The other day, a former colleague (and friend), told me the foreign Physical Therapists we sponsored are one of the best solutions to the staffing challenges at the healthcare facilities she supports.
Until recently, I worked for a system of skilled nursing facilities - and for the past two years, successfully brought 8 or 9 Physical Therapists from the Philippines, India, Nigeria, and Ireland to facilities in the Northwest. When I left, I had at least as many lined up for 2009 immigration.
And she's right. We brought the foreign PT's to the locations we had the most difficulty staffing - which range from very rural locations where very few therapists live, to some very well populated areas where despite the number of therapists - there still aren't enough for the many good healthcare facilities.
Now that the economy is tightening and Americans are losing their jobs at record rates, will those foreign PT's become less needed or desirable? Absolutely not.
Amazingly, despite the number of able-bodied Americans looking for work, they don't qualify and cannot easily obtain the qualifications to work as Physical Therapists, Occupational Therapists, Speech Language Pathologist, or perhaps more critically - Nurses.
America is in desperate need of educated, licensed clinicians.
"Water, water everywhere but not a drop to drink..."
And unfortunately, the flood of potable water isn't coming. A lack of clinicians qualified to instruct means that universities don't have the capacity to graduate enough new clinicans to meet the demand for healthcare services - which are higher than ever before.
Which means my friends from the Philippines will continue to come here and have good paying jobs for the rest of their lives if they want them.
Now let me say I'm an ardent advocate of foreign nurses and therapists. I've worked closely with them for years. They have been a part of my career and my life. When they come to work in the US, they almost invariably work harder, actively learn and develop themselves as professionals, and bring a genuineness to patient care that so many clinicians lose along the way. Foreign nurses and therapists contribute greatly to quality healthcare.

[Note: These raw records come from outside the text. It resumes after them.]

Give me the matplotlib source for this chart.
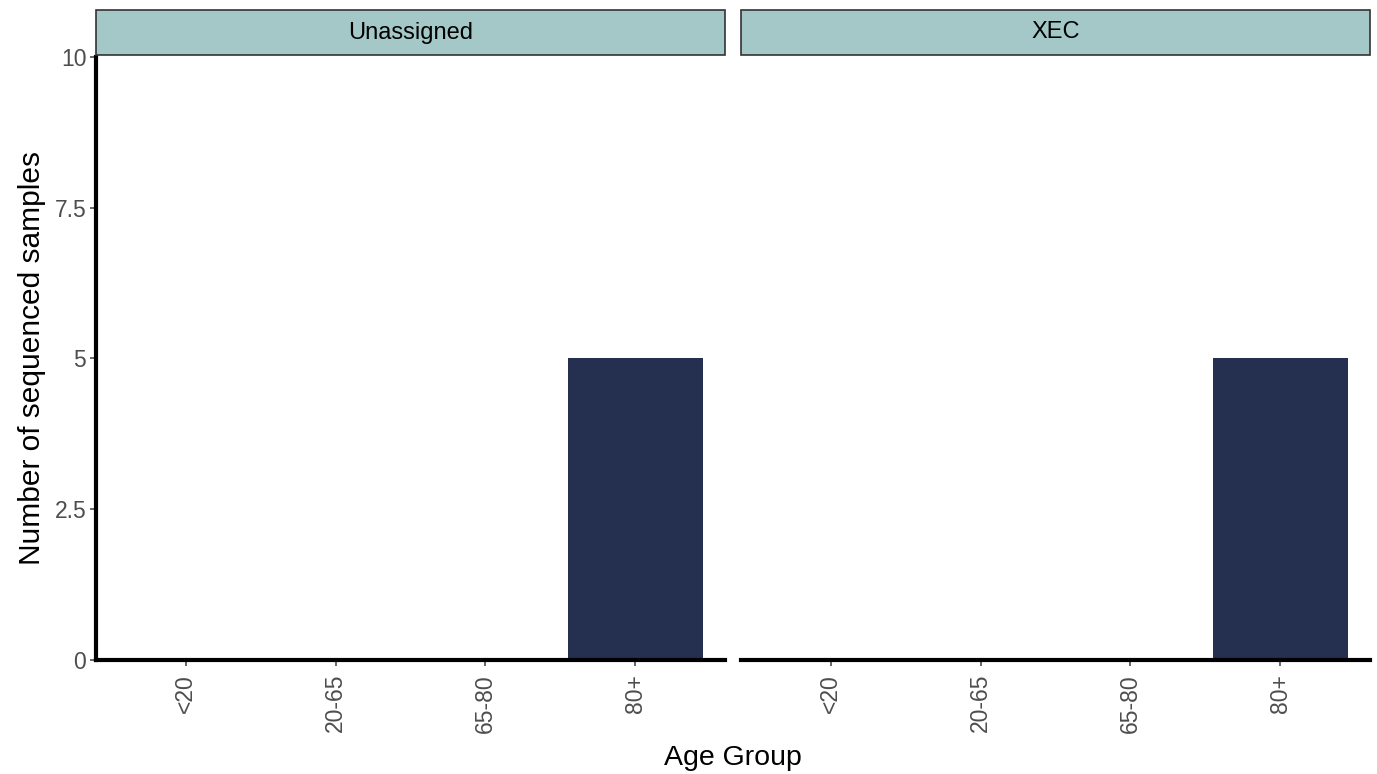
import matplotlib
matplotlib.use("Agg")
import matplotlib.pyplot as plt
from matplotlib.patches import Rectangle

categories = ['<20', '20-65', '65-80', '80+']
panels = ['Unassigned', 'XEC']
unassigned_counts = [0, 0, 0, 5]
xec_counts = [0, 0, 0, 5]
y_ticks = [0, 2.5, 5, 7.5, 10]
y_tick_labels = ['0', '2.5', '5', '7.5', '10']

plt.rcParams['font.family'] = ['Liberation Sans', 'DejaVu Sans']

W, H = 1377, 774
fig = plt.figure(figsize=(W / 100, H / 100), dpi=100)

bar_color = '#252F50'
strip_color = '#A3C8C7'
tick_color = '#4D4D4D'

panel_px = [(96, 725), (741, 1370)]
top_px, bot_px = 57, 660
strip_top_px = 10

series = [unassigned_counts, xec_counts]
for i, (name, vals) in enumerate(zip(panels, series)):
    x0, x1 = panel_px[i]
    ax = fig.add_axes([x0 / W, 1 - bot_px / H, (x1 - x0) / W, (bot_px - top_px) / H])
    xs = list(range(len(categories)))
    ax.bar(xs, vals, width=0.9, color=bar_color, edgecolor='none', zorder=2)
    ax.set_xlim(-0.6, len(categories) - 0.4)
    ax.set_ylim(0, 10)
    ax.set_xticks(xs)
    ax.set_xticklabels(categories, rotation=90, fontsize=16.5, color=tick_color)
    ax.set_yticks(y_ticks)
    for s in ['top', 'right']:
        ax.spines[s].set_visible(False)
    ax.spines['bottom'].set_linewidth(3)
    ax.spines['bottom'].set_color('black')
    if i == 0:
        ax.set_yticklabels(y_tick_labels, fontsize=16.5, color=tick_color)
        ax.spines['left'].set_linewidth(3)
        ax.spines['left'].set_color('black')
        ax.set_ylabel('Number of sequenced samples', fontsize=21.5, color='black', labelpad=6)
    else:
        ax.spines['left'].set_visible(False)
        ax.tick_params(axis='y', left=False, labelleft=False)
    ax.tick_params(axis='both', colors=tick_color, length=4, width=1.2, pad=3)
    ax.tick_params(axis='x', labelcolor=tick_color, pad=6)
    ax.tick_params(axis='y', labelcolor=tick_color)

    # strip
    sax = fig.add_axes([x0 / W, 1 - (top_px - 2) / H, (x1 - x0) / W, (top_px - 2 - strip_top_px) / H])
    sax.set_xlim(0, 1)
    sax.set_ylim(0, 1)
    sax.axis('off')
    sax.add_patch(Rectangle((0, 0), 1, 1, facecolor=strip_color, edgecolor='#333333',
                            linewidth=1.2, transform=sax.transAxes, clip_on=False))
    sax.text(0.5, 0.5, name, ha='center', va='center', fontsize=17, color='black')

fig.text((96 + 1370) / 2 / W, 1 - 758 / H, 'Age Group', ha='center', va='center', fontsize=20.5)

fig.savefig('out.png', dpi=100, facecolor='white')
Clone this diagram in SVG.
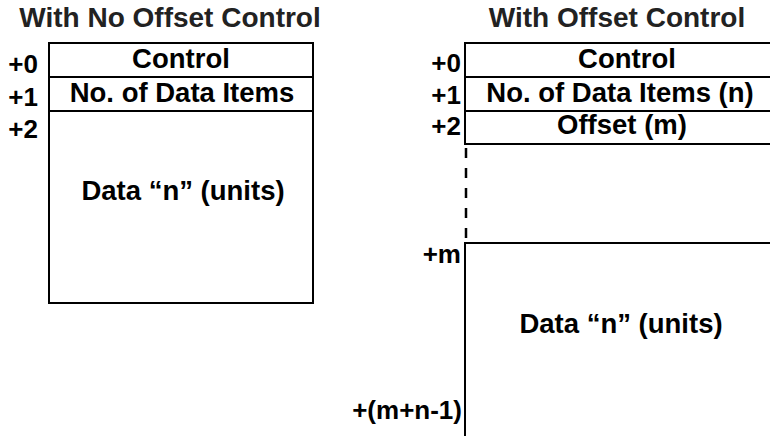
<svg xmlns="http://www.w3.org/2000/svg" width="770" height="436" viewBox="0 0 770 436">
<style>
text{font-family:"Liberation Sans",Arial,sans-serif;font-weight:bold;fill:#000}
.t{font-size:28px;fill:#222}
.c{font-size:27.5px;text-anchor:middle}
.l{font-size:26px;text-anchor:end}
.b{fill:none;stroke:#000;stroke-width:2}
</style>
<rect width="770" height="436" fill="#fff"/>
<g id="left">
<text class="t" x="170" y="27" text-anchor="middle">With No Offset Control</text>
<rect class="b" x="49" y="43" width="264" height="260"/>
<line class="b" x1="49" y1="77" x2="313" y2="77"/>
<line class="b" x1="49" y1="111" x2="313" y2="111"/>
<text class="c" x="181" y="68">Control</text>
<text class="c" x="182" y="102">No. of Data Items</text>
<text class="c" x="183" y="200">Data “n” (units)</text>
<text class="l" x="38" y="73">+0</text>
<text class="l" x="38" y="106">+1</text>
<text class="l" x="38" y="138">+2</text>
</g>
<g id="right">
<text class="t" x="617" y="27" text-anchor="middle">With Offset Control</text>
<polyline class="b" points="770,43 465,43 465,144 770,144"/>
<line class="b" x1="465" y1="77" x2="770" y2="77"/>
<line class="b" x1="465" y1="111" x2="770" y2="111"/>
<line x1="466" y1="148" x2="466" y2="246" stroke="#000" stroke-width="2.5" stroke-dasharray="10 10"/>
<polyline class="b" points="770,243 465,243 465,436"/>
<text class="c" x="627" y="68">Control</text>
<text class="c" x="620" y="102">No. of Data Items (n)</text>
<text class="c" x="622" y="134">Offset (m)</text>
<text class="c" x="621" y="333">Data “n” (units)</text>
<text class="l" x="461" y="72">+0</text>
<text class="l" x="461" y="104">+1</text>
<text class="l" x="461" y="135">+2</text>
<text class="l" x="461" y="263">+m</text>
<text class="l" x="462" y="419">+(m+n-1)</text>
</g>
</svg>
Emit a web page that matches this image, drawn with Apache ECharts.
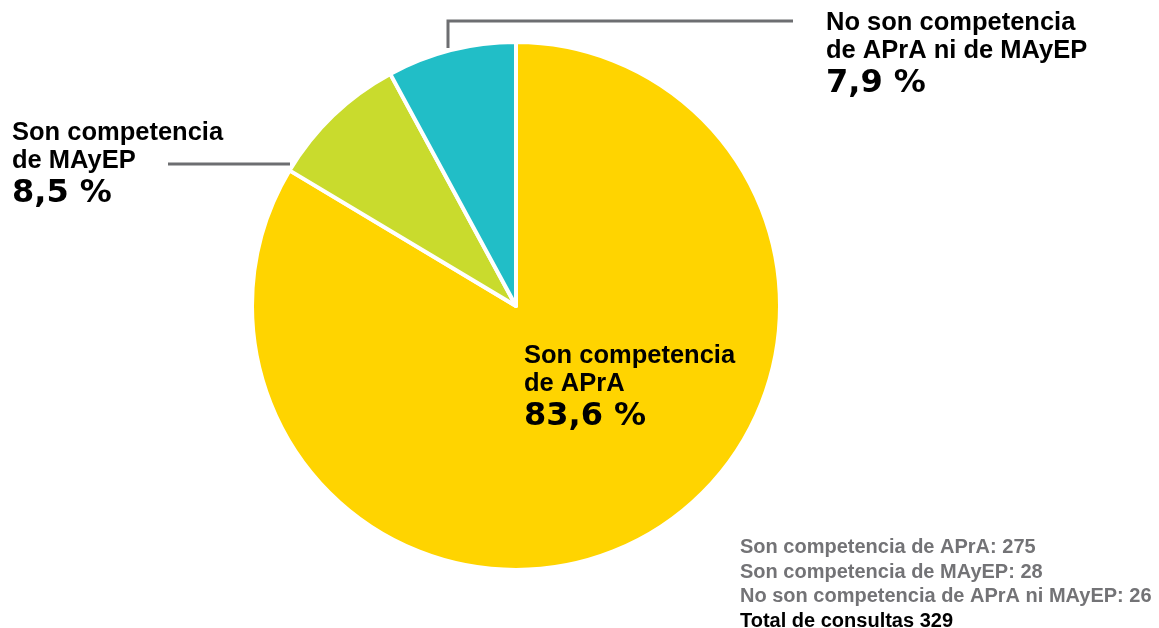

In fact, immigration has been America's strength throughout its history. As I have often pointed out in this blog, acquiring and assimilating talent is one of the most amazing and successful phenomena that makes the Unites States unique. And who among us would be here without it?
That said, isn't it amazing that in the next year, while we're trying desperately hard to turn the economy around and re-employ our own people, that we will probably also pass laws to open a floodgate of green cards for nurses and physical therapists? As I've said, we desperately need them. But isn't it ironic that we're working to create a large, if not unending supply of the best class of work visas while our state unemployment funds are tapped?
But ironies in our economics and politics are many right now. At the same time that we lack the people to staff our vital and growing industries, we also are working on bailout packages to preserve industries that are inefficient and failing - like automobile manufacturing. Ultimately, in a post-industrial economy, unskilled labor - like manufacturing - is and will be on the decline. The immense costs of propping up the auto industry will only buy time - and protect jobs for the time being. Job protectionism is rarely, if ever, a smart economic policy.
So, we have jobs that desperately need filling - in Healthcare, IT and other professional areas. And we have people who desperately need jobs - but who aren't qualified for the jobs we have. Isn't there some way to rectify it?
Some countries - like Germany, Singapore and Japan - have government sponsored educational programs to retrain and educate workers to bring them into evolving, instead of declining industries. These countries are very good at keeping unemployment low and maintaining strong positions in the global marketplace - largely because of their investments in their people.
Why will we invest in large, poorly managed companies - but not in our own people? Wouldn't developing our own people - the real capital of a post-industrial economy - take us further? Couldn't we let go of the inefficient industries and failing companies if we blazed ahead where we have comparative advantages? Couldn't we take our economy further with people able to offer the services and capabilities our thriving industries need?
I love my Filipino, Indian, Chinese, Singaporean, Nigerian and Burmese friends. But I'd like to see my family and friends from home working too.